THE TASK: Give again only the lines running from the one with "Write the matplotlib code for this chart." through the one with "fig = plt.figure(figsize=(W", inclusive. Omit every picture.

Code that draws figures
/---

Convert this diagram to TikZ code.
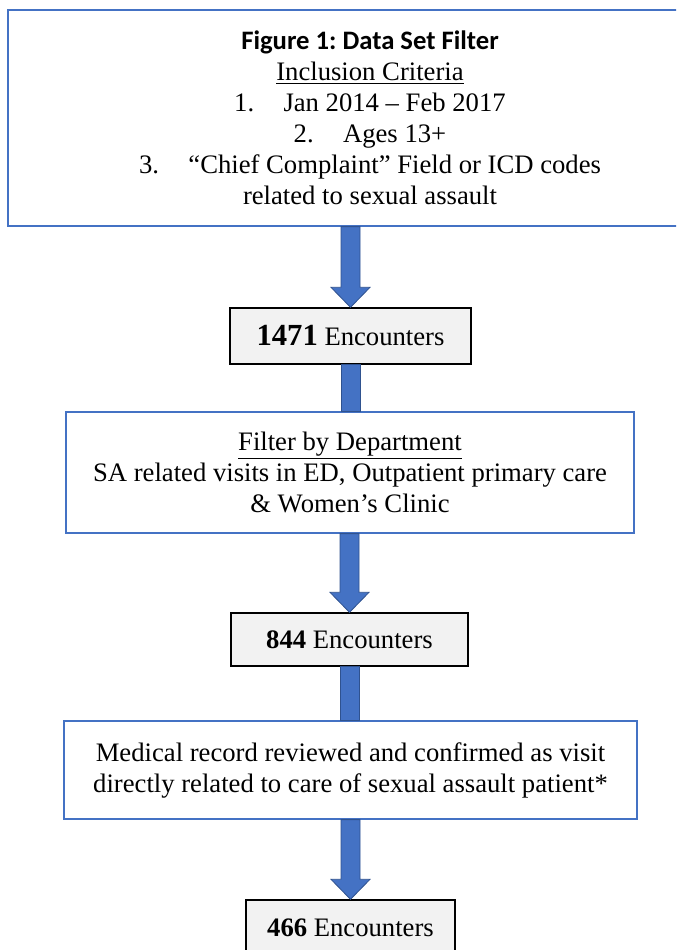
\documentclass[tikz,border=0pt]{standalone}
\usepackage{fontspec}
\setmainfont{Liberation Serif}
\newfontfamily\titlefont{Carlito}
\usepackage{tikz}
\usetikzlibrary{calc}
\frenchspacing

\definecolor{accentblue}{HTML}{4472C4}
\definecolor{arrowedge}{HTML}{2F528F}
\definecolor{boxgray}{HTML}{F2F2F2}

\tikzset{
	bluebox/.style={draw=accentblue, line width=0.9pt, fill=white, align=center,
		font=\fontsize{20}{23.25}\selectfont},
	graybox/.style={draw=black, line width=1pt, fill=boxgray, align=center,
		font=\fontsize{20}{23.25}\selectfont},
	blockarrow/.style={fill=accentblue, draw=arrowedge, line width=0.6pt}
}

% fat arrow with head, and plain shaft (head hidden by the next box)
\newcommand{\flowarrow}[2]{%
	\filldraw[blockarrow] ($(#1.south -| #2.north)+(-9.5,0)$)
	-- ($(#2.north)+(-9.5,-20)$) -- ++(-10,0) -- (#2.north)
	-- ++(19.5,-20) -- ++(-10,0) -- ($(#1.south -| #2.north)+(9.5,0)$) -- cycle;}
\newcommand{\flowshaft}[2]{%
	\filldraw[blockarrow] ($(#1.south)+(-9.5,0)$) rectangle ($(#2.north -| #1.south)+(9.5,0)$);}

\begin{document}
\begin{tikzpicture}[x=0.75pt,y=-0.75pt]
	\useasboundingbox (0,0) rectangle (676,950);
	\clip (0,0) rectangle (676,950);

	\node[bluebox, minimum width=543pt, minimum height=162pt] (criteria) at (370,118)
		{{\titlefont\bfseries Figure 1: Data Set Filter}\\
		\underline{Inclusion Criteria}\\
		1.\hspace{1.1em}Jan 2014 – Feb 2017\\
		2.\hspace{1.1em}Ages 13+\\
		3.\hspace{1.1em}“Chief Complaint” Field or ICD codes\\
		related to sexual assault};
	\node[graybox, minimum width=180.75pt, minimum height=42pt] (enc1471) at (350.5,336)
		{{\fontsize{23}{23.25}\selectfont\bfseries 1471} Encounters};
	\node[bluebox, minimum width=426pt, minimum height=90.75pt] (dept) at (350,472.5)
		{\underline{Filter by Department}\\
		SA related visits in ED, Outpatient primary care\\
		\& Women’s Clinic};
	\node[graybox, minimum width=177.75pt, minimum height=39.75pt] (enc844) at (349.5,639.5)
		{\textbf{844} Encounters};
	\node[bluebox, minimum width=429.75pt, minimum height=73.5pt] (review) at (350.5,770)
		{Medical record reviewed and confirmed as visit\\
		directly related to care of sexual assault patient*};
	\node[graybox, minimum width=156.75pt, minimum height=42pt] (enc466) at (350.5,928)
		{\textbf{466} Encounters};

	\flowarrow{criteria}{enc1471}
	\flowshaft{enc1471}{dept}
	\flowarrow{dept}{enc844}
	\flowshaft{enc844}{review}
	\flowarrow{review}{enc466}
\end{tikzpicture}
\end{document}
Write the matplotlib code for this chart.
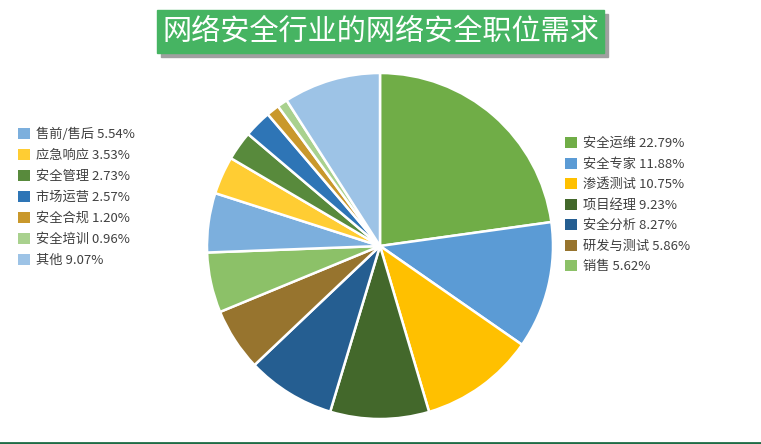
import matplotlib
matplotlib.use('Agg')
import matplotlib.pyplot as plt
from matplotlib.patches import Rectangle
from matplotlib.lines import Line2D

plt.rcParams['font.family'] = ['Noto Sans CJK SC', 'DejaVu Sans']

title = '网络安全行业的网络安全职位需求'
jobs = ['安全运维', '安全专家', '渗透测试', '项目经理', '安全分析', '研发与测试', '销售',
        '售前/售后', '应急响应', '安全管理', '市场运营', '安全合规', '安全培训', '其他']
shares = [22.79, 11.88, 10.75, 9.23, 8.27, 5.86, 5.62,
          5.54, 3.53, 2.73, 2.57, 1.20, 0.96, 9.07]
colors = ['#70ad47', '#5b9bd5', '#ffc000', '#43682b', '#255e91', '#97742e', '#8cc168',
          '#7cafdd', '#ffcd33', '#588a3c', '#2e75b6', '#c9982b', '#a9d18e', '#9dc3e6']

W, H = 761, 444
fig = plt.figure(figsize=(W / 100, H / 100), dpi=100)

# pie, center (380, 246) px, radius 173 px
cx, cy, r = 380, 246, 173
ax = fig.add_axes([(cx - r) / W, (H - cy - r) / H, 2 * r / W, 2 * r / H])
wedges, _ = ax.pie(shares, colors=colors, startangle=90, counterclock=False,
                   wedgeprops=dict(edgecolor='white', linewidth=1.8))
ax.set_xlim(-1, 1)
ax.set_ylim(-1, 1)
ax.set_aspect('equal')
ax.axis('off')

labels = [f'{j} {s:.2f}%' for j, s in zip(jobs, shares)]

def make_legend(idx, x, y, spacing):
    leg = fig.legend([wedges[i] for i in idx], [labels[i] for i in idx],
                     loc='upper left', bbox_to_anchor=(x / W, 1 - y / H),
                     frameon=False, fontsize=9.5, labelspacing=spacing,
                     handlelength=0.9, handleheight=0.9, handletextpad=0.5,
                     borderpad=0, borderaxespad=0, labelcolor='#404040')
    for h in leg.legend_handles:
        h.set_edgecolor('none')
    return leg

make_legend(range(0, 7), 565, 137, 0.57)
make_legend(range(7, 14), 18, 128, 0.6)

# title box with shadow
fig.patches.append(Rectangle((161 / W, 1 - 57 / H), 447 / W, 43 / H,
                             transform=fig.transFigure, color='#a0a0a0', zorder=1))
fig.patches.append(Rectangle((157 / W, 1 - 53 / H), 447 / W, 43 / H,
                             transform=fig.transFigure, color='#46b462', zorder=2))
fig.text((157 + 447 / 2) / W, 1 - 31.5 / H, title, color='white', fontsize=21,
         ha='center', va='center', zorder=3)

# bottom rule
fig.lines.append(Line2D([0, 1], [1 - 443 / H, 1 - 443 / H], transform=fig.transFigure,
                        color='#1e6b45', linewidth=2))

fig.savefig('out.png', dpi=100)
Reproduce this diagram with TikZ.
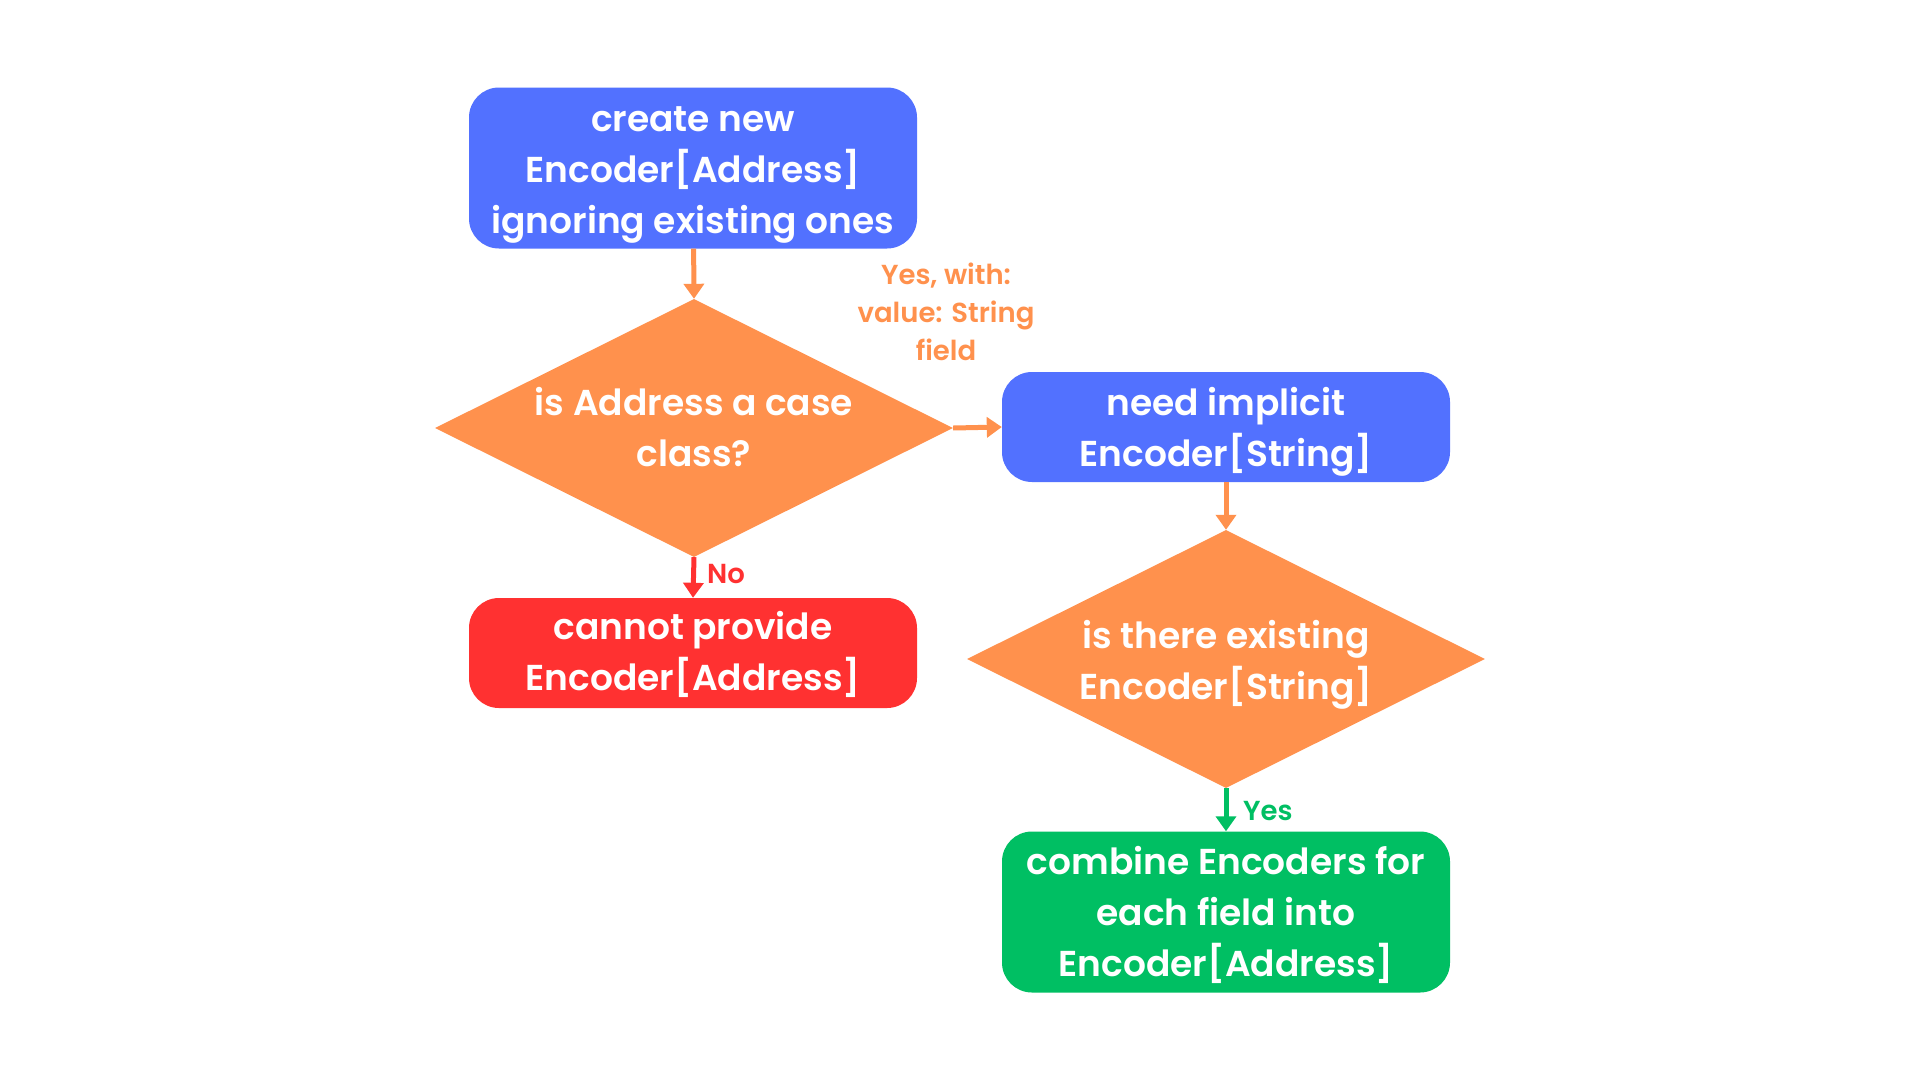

\---

WORKED SOLUTION:
Write the matplotlib code for this chart.
import matplotlib
matplotlib.use('Agg')
import matplotlib.pyplot as plt
from matplotlib.patches import Rectangle
from matplotlib.lines import Line2D

plt.rcParams['font.family'] = ['Noto Sans CJK SC', 'DejaVu Sans']

title = '网络安全行业的网络安全职位需求'
jobs = ['安全运维', '安全专家', '渗透测试', '项目经理', '安全分析', '研发与测试', '销售',
        '售前/售后', '应急响应', '安全管理', '市场运营', '安全合规', '安全培训', '其他']
shares = [22.79, 11.88, 10.75, 9.23, 8.27, 5.86, 5.62,
          5.54, 3.53, 2.73, 2.57, 1.20, 0.96, 9.07]
colors = ['#70ad47', '#5b9bd5', '#ffc000', '#43682b', '#255e91', '#97742e', '#8cc168',
          '#7cafdd', '#ffcd33', '#588a3c', '#2e75b6', '#c9982b', '#a9d18e', '#9dc3e6']

W, H = 761, 444
fig = plt.figure(figsize=(W / 100, H / 100), dpi=100)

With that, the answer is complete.